The Speaker of the Iranian Parliament, Mohammad Bagher Ghalibaf, trolled U.S. Defense Secretary Pete Hegseth with a Thursday post implying Hegseth was being a crybaby for complaining that Iran had "lied" about its missile capabilities.

The Iranian Embassy in South Africa shared its own AI-generated video early Friday celebrating missile attacks against Tel Aviv. And, earlier in the week, a spokesperson for the Islamic Revolutionary Guard Corps made a video statement in which he switched from Farsi to English to mock Trump with the trademark phrases "You're fired" and "Thank you for your attention to this matter."

To be sure, the Iranian regime is equally open to the charge of trivializing the conflict, and the enthusiasm expressed online for the videos by Trump-critical Americans sits uneasily with the Islamic Republic's grim human rights record. A regime crackdown on domestic protesters earlier this year is estimated to have killed more than 7,000 people.

But it's possible to acknowledge those facts and still see why people are fascinated by the very modern way in which the propaganda battle is playing out.

The sheer speed of communication in the social media age can mean that "traditional newspapers are sometimes covering what the rest of the world understands is already going on in social media," said Renee Hobbs, a communications studies professor at the University of Rhode Island.

Hobbs, an expert on modern media literacy, also noted that the Iranian efforts to make Trump a figure of ridicule have a particular potency given the president’s fixation with being viewed as a strong leader.

“I think now, in his second term, people around the world are understanding how to get under his skin, and what are the triggers,” Hobbs said.

She added that Trump’s adversaries, including the Iranians, “make the decision to fight fire with fire. ‘If Trump is going to use internet memes to show how strong he is, we are going to use the same strategies to show how weak he is.’”
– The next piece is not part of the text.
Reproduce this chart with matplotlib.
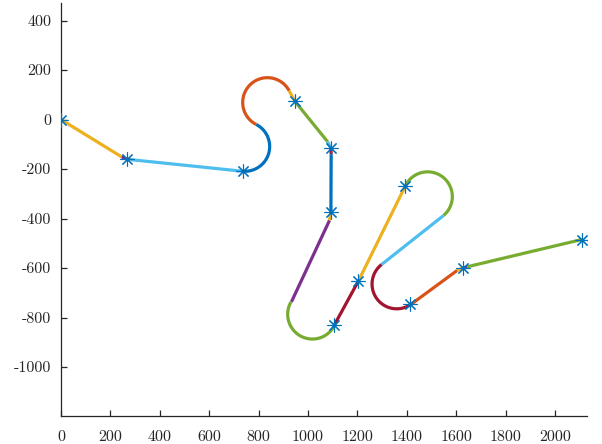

Similarly, Stahl noted that one reason that the pro-Iranian animated videos have such traction is because they have an actual narrative structure as opposed to the “highlight reel” sensibility of the Trump administration’s videos of missile strikes.

The U.S. videos “don’t tell a story. They aren’t designed to make a case. The ones coming out of Iran, like the AI ‘Lego’ one, ascribe a motive to the Trump administration -- distraction from the Epstein files -- and describe the overreach of the campaign,” he said.

Ultimately the propaganda battle will never be quite so important as the military and diplomatic ones. But it is being waged with ferocity all the same.

“It’s the TikTok age, and governments are driving their propaganda and their messages in that type of format,” said Tobe Berkovitz, a Boston University professor emeritus who specializes in political communication.